I spotted this obituary in the Daily Telegraph. In the UK and for those of my generation, Ian Allan was synonymous with train spotting books and quality transport books. Certainly in my teens and early twenties, Ian Allen was THE transport publisher – we don’t often think how lucky we are today with so many excellent and often very specialised books. I had plenty of both. I got rid of my spotters guides – perhaps I shouldn’t, but all they showed was that I was too young to see much steam in day-to-day service. I have still got some of my early Ian Allan photo albums, including my first, ‘Southern Steam’.

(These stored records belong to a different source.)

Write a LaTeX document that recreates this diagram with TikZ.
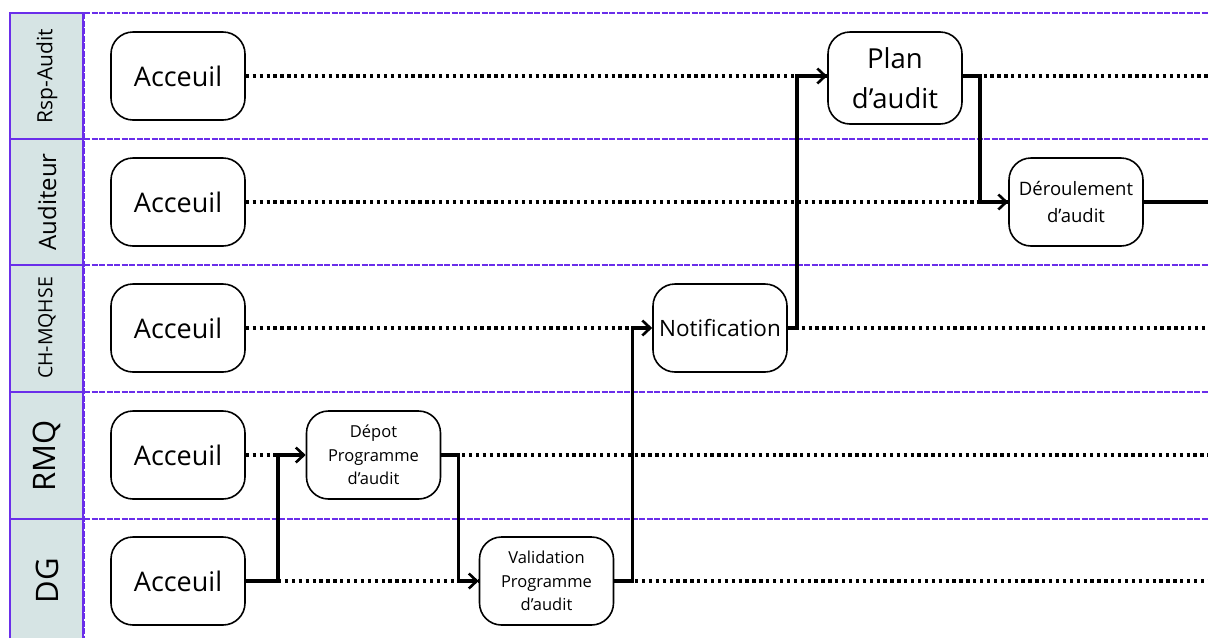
\documentclass[tikz,border=0pt]{standalone}
\usepackage{fontspec}
\setmainfont{Open Sans}
\usetikzlibrary{arrows.meta}
\definecolor{lanepurple}{HTML}{6A2EEA}
\definecolor{headfill}{HTML}{D6E4E4}
\tikzset{
  box/.style={draw=black, line width=1.6pt, rounded corners=22pt, fill=white,
    minimum width=134pt, minimum height=88pt, align=center, inner sep=1pt},
  startbox/.style={box, font=\fontsize{27}{32}\selectfont},
  smallbox/.style={box, font=\fontsize{16.5}{23.5}\selectfont},
  lanelabel/.style={rotate=90, inner sep=0pt},
  waitline/.style={line width=3.6pt, dash pattern=on 3.3pt off 3.6pt},
  flow/.style={line width=3.4pt, -{Straight Barb[length=8pt,width=15pt,line width=2.6pt]}},
  flowend/.style={line width=3.4pt},
  lanesep/.style={lanepurple, line width=1.2pt, dash pattern=on 6pt off 1.5pt},
}
\begin{document}
\begin{tikzpicture}[x=1pt,y=-1pt]
\useasboundingbox (0,0) rectangle (1208,638);

% lane header column
\fill[headfill] (10,13) rectangle (83,638);
\draw[lanepurple, line width=1.3pt] (10,638) -- (10,13) -- (83,13) -- (83,638);
\foreach \yy in {139,265,392,519}
  \draw[lanepurple, line width=1.3pt] (10,\yy) -- (83,\yy);

% lane separators across the body
\foreach \yy in {13,139,265,392,519}
  \draw[lanesep] (84,\yy) -- (1208,\yy);
\draw[lanesep] (84,13) -- (84,638);

% lane titles
\node[lanelabel, font=\fontsize{21}{24}\selectfont] (l1) at (47,76) {Rsp-Audit};
\node[lanelabel, font=\fontsize{24}{28}\selectfont] (l2) at (47,202) {Auditeur};
\node[lanelabel, font=\fontsize{19.5}{24}\selectfont] (l3) at (47,328) {CH-MQHSE};
\node[lanelabel, font=\fontsize{31}{36}\selectfont] (l4) at (47,456) {RMQ};
\node[lanelabel, font=\fontsize{31}{36}\selectfont] (l5) at (47,581) {DG};

% starting points of each lane
\node[startbox] (rspA) at (178,76) {Acceuil};
\node[startbox] (audA) at (178,202) {Acceuil};
\node[startbox] (chA)  at (178,328) {Acceuil};
\node[startbox] (rmqA) at (178,455) {Acceuil};
\node[startbox] (dgA)  at (178,581) {Acceuil};

% activities
\node[smallbox] (dep) at (373.5,455) {Dépot\\Programme\\d’audit};
\node[smallbox] (val) at (546.5,581) {Validation\\Programme\\d’audit};
\node[box, font=\fontsize{22.5}{27}\selectfont] (notif) at (720,328) {Notification};
\node[box, minimum height=92pt, font=\fontsize{27.5}{40}\selectfont] (plan) at (895,78) {Plan\\d’audit};
\node[box, font=\fontsize{18.5}{27}\selectfont] (der) at (1076,202) {Déroulement\\d’audit};

% right-hand ends of the lanes
\coordinate (r1) at (1208,76);
\coordinate (r2) at (1208,202);
\coordinate (r3) at (1208,328);
\coordinate (r4) at (1208,455);
\coordinate (r5) at (1208,581);
\coordinate (b1) at (278,581);

% waiting lines
\draw[waitline] (rspA.east) -- (plan.west |- rspA.east);
\draw[waitline] (plan.east |- r1) -- (r1);
\draw[waitline] (audA.east) -- (der.west);
\draw[waitline] (chA.east) -- (notif.west);
\draw[waitline] (notif.east) -- (r3);
\draw[waitline] (rmqA.east) -- (dep.west);
\draw[waitline] (dep.east) -- (r4);
\draw[waitline] (b1) -- (val.west);
\draw[waitline] (val.east) -- (r5);

% process flow
\draw[flowend] (dgA.east) -- (b1);
\draw[flow] (b1) |- (dep.west);
\draw[flow] (dep.east) -- ++(17,0) |- (val.west);
\draw[flow] (val.east) -- ++(18,0) |- (notif.west);
\draw[flow] (notif.east) -- ++(9,0) |- (plan.west |- rspA.east);
\draw[flow] (plan.east |- r1) -- ++(17,0) |- (der.west);
\draw[flowend] (der.east) -- (r2);
\end{tikzpicture}
\end{document}
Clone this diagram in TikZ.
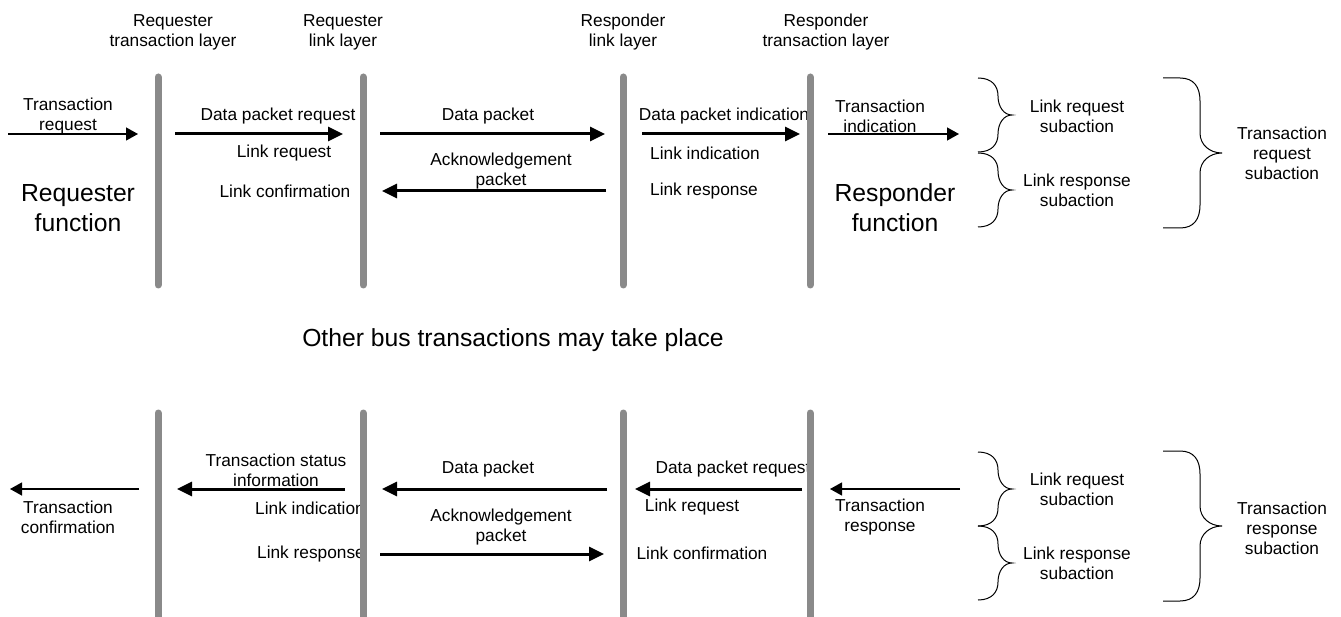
\documentclass[tikz,border=0pt]{standalone}
\usepackage{fontspec}
\setmainfont{Liberation Sans}
\usetikzlibrary{arrows.meta}
\definecolor{layergray}{RGB}{138,138,138}
\tikzset{
  txt/.style={
    inner sep=0pt,
    align=center,
    font=\fontsize{17.3}{20}\selectfont
    },
  bigtxt/.style={
    inner sep=0pt,
    align=center,
    font=\fontsize{24.7}{30}\selectfont
    },
  lifeline/.style={line width=7pt, draw=layergray, line cap=round},
  arrow/.style={line width=3pt, -{Triangle[length=15pt,width=14pt]}},
  thinarrow/.style={line width=1.3pt, -{Triangle[length=12pt,width=13pt]}},
  smallbrace/.pic={
    \draw[line width=1pt] (-34,-37) .. controls (-20,-37) and (-14,-29) .. (-14,-19)
      .. controls (-14,-8) and (-8,0) .. (0,0)
      .. controls (-8,0) and (-14,8) .. (-14,19)
      .. controls (-14,29) and (-20,37) .. (-34,37);
    },
  bigbrace/.pic={
    \draw[line width=1pt] (-59,-75) -- (-42,-75) .. controls (-28,-75) and (-22,-66) .. (-22,-52)
      -- (-22,-20) .. controls (-22,-8) and (-12,0) .. (0,0)
      .. controls (-12,0) and (-22,8) .. (-22,20) -- (-22,52)
      .. controls (-22,66) and (-28,75) .. (-42,75) -- (-59,75);
    },
}

\begin{document}
\begin{tikzpicture}[
            x = 1pt, y = -1pt, % one unit per pixel, y downwards
            semithick % line style
        ]
  \useasboundingbox (0,0) rectangle (1341,617);

  % layer headings
  \node[txt] (hrqt) at (173,32) {Requester\\transaction layer};
  \node[txt] (hrql) at (343,32) {Requester\\link layer};
  \node[txt] (hrsl) at (623,32) {Responder\\link layer};
  \node[txt] (hrst) at (826,32) {Responder\\transaction layer};

  % request subaction
  \node[txt] (treq) at (68,116) {Transaction\\request};
  \node[txt] (dpreq) at (278,116) {Data packet request};
  \node[txt] (lreq) at (284,153) {Link request};
  \node[txt] (lconf) at (285,191) {Link confirmation};
  \node[bigtxt] (rqfun) at (78,208) {Requester\\function};
  \node[txt] (dp) at (488,116) {Data packet};
  \node[txt] (ack) at (501,171) {Acknowledgement\\packet};
  \node[txt] (dpind) at (724,116) {Data packet indication};
  \node[txt] (lind) at (705,153) {Link indication};
  \node[txt] (lresp) at (704,191) {Link response};
  \node[txt] (tind) at (880,116) {Transaction\\indication};
  \node[bigtxt] (rsfun) at (895,208) {Responder\\function};
  \node[txt] (lreqsub) at (1077,116) {Link request\\subaction};
  \node[txt] (lrespsub) at (1077,190) {Link response\\subaction};
  \node[txt] (treqsub) at (1282,153) {Transaction\\request\\subaction};

  \node[bigtxt] (other) at (513,340) {Other bus transactions may take place};

  % response subaction
  \node[txt] (tconf) at (68,517) {Transaction\\confirmation};
  \node[txt] (tstat) at (276,470) {Transaction status\\information};
  \node[txt] (lind2) at (310,508) {Link indication};
  \node[txt] (lresp2) at (311,554) {Link response};
  \node[txt] (dp2) at (488,469) {Data packet};
  \node[txt] (ack2) at (501,527) {Acknowledgement\\packet};
  \node[txt] (dpreq2) at (733,469) {Data packet request};
  \node[txt] (lreq2) at (692,507) {Link request};
  \node[txt] (lconf2) at (702,553) {Link confirmation};
  \node[txt] (tresp) at (880,517) {Transaction\\response};
  \node[txt] (lreqsub2) at (1077,489) {Link request\\subaction};
  \node[txt] (lrespsub2) at (1077,563) {Link response\\subaction};
  \node[txt] (trespsub) at (1282,528) {Transaction\\response\\subaction};

  % layers
  \draw[lifeline] (158,77) -- (158,285);
  \draw[lifeline] (363,77) -- (363,285);
  \draw[lifeline] (623,77) -- (623,285);
  \draw[lifeline] (810,77) -- (810,285);
  \draw[lifeline] (158,413) -- (158,630);
  \draw[lifeline] (363,413) -- (363,630);
  \draw[lifeline] (623,413) -- (623,630);
  \draw[lifeline] (810,413) -- (810,630);

  % arrow ends
  \coordinate (treq0) at (8,134);    \coordinate (treq1) at (138,134);
  \coordinate (dpreq0) at (175,134); \coordinate (dpreq1) at (343,134);
  \coordinate (dp0) at (380,134);    \coordinate (dp1) at (605,134);
  \coordinate (ack0) at (606,191);   \coordinate (ack1) at (382,191);
  \coordinate (dpind0) at (642,134); \coordinate (dpind1) at (800,134);
  \coordinate (tind0) at (828,134);  \coordinate (tind1) at (959,134);

  \coordinate (tconf0) at (139,489);  \coordinate (tconf1) at (10,489);
  \coordinate (tstat0) at (345,489);  \coordinate (tstat1) at (177,489);
  \coordinate (dp20) at (607,489);    \coordinate (dp21) at (382,489);
  \coordinate (ack20) at (380,554);   \coordinate (ack21) at (604,554);
  \coordinate (dpreq20) at (802,489); \coordinate (dpreq21) at (635,489);
  \coordinate (tresp0) at (960,489);  \coordinate (tresp1) at (830,489);

  \draw[thinarrow] (treq0) -- (treq1);
  \draw[arrow] (dpreq0) -- (dpreq1);
  \draw[arrow] (dp0) -- (dp1);
  \draw[arrow] (ack0) -- (ack1);
  \draw[arrow] (dpind0) -- (dpind1);
  \draw[thinarrow] (tind0) -- (tind1);

  \draw[thinarrow] (tconf0) -- (tconf1);
  \draw[arrow] (tstat0) -- (tstat1);
  \draw[arrow] (dp20) -- (dp21);
  \draw[arrow] (ack20) -- (ack21);
  \draw[arrow] (dpreq20) -- (dpreq21);
  \draw[thinarrow] (tresp0) -- (tresp1);

  % braces
  \pic at (1012,115) {smallbrace};
  \pic at (1012,190) {smallbrace};
  \pic at (1222,153) {bigbrace};
  \pic at (1012,489) {smallbrace};
  \pic at (1012,563) {smallbrace};
  \pic at (1222,526) {bigbrace};
\end{tikzpicture}
\end{document}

Reading this obituary, I learnt a lot about the man, including….
Ian Allan, who has died the day before his 93rd birthday, triggered the post-war explosion of trainspotting as a British pastime by publishing the first booklet of engine numbers in 1942 and starting a club which had 230,000 members by the time steam gave way to diesel. He diversified the business to embrace magazines, bookshops, a travel agency, a Masonic publisher, a printing business, organic garden supplies, commercial property and car dealerships…..
At 15 Ian lost a leg following a camping accident during exercises with the OTC, and this seemed to limit his career opportunities. Already a railway enthusiast (and regular visitor to the signal box at Christ’s Hospital station), he left school when war broke out to join the Southern’s staff at Waterloo. He helped to produce the company’s magazine and handle enquiries from the public – and increasingly from enthusiasts…..
Allan was 20, and a 15s-a-week clerk with the Southern Railway, when he published the ABC of Southern Railway Locomotives in response to calls from enthusiasts for information. Management declined to publish it, but allowed Allan to do so at his own risk.
The first 2,000 copies of the shilling booklet sold out in days. Further ABCs on the Great Western, LNER and LMS railways, and London buses, trams and trolleybuses, went like hot cakes, friends and neighbours helping to distribute them.
It had not occurred to Allan that “bagging” the locomotives he listed would take off as a hobby. But within weeks, knots of schoolboys armed with his booklet appeared at the end of station platforms, and in 1943 he and his colleague (and future wife) Mollie Franklin launched the Ian Allan Loco-spotters’ Club….
Spotters had to sign a pledge “not to interfere with railway working or trespass on railway property” on pain of expulsion from the club. In the deferential post-war years it was largely adhered to – though unruly scenes on Preston station in 1951 led to spotters being banned there. By 1964, however, Allan was lamenting that “mods and rockers” had infiltrated the club.
Finally, the article included this delightful picture of trainspotting, 1950 style. It’s also an interesting socially commentary. Look at the school uniforms. All urchins are in uniform, and a number of schools seem to be represented. Not so many years later, they’d all be kicking lumps out of each other, and all the caps would be thrown on the track. A good time in some ways – but how many of these kids were living near the poverty line, with an outside toilet and a weekly bath in a tin tub?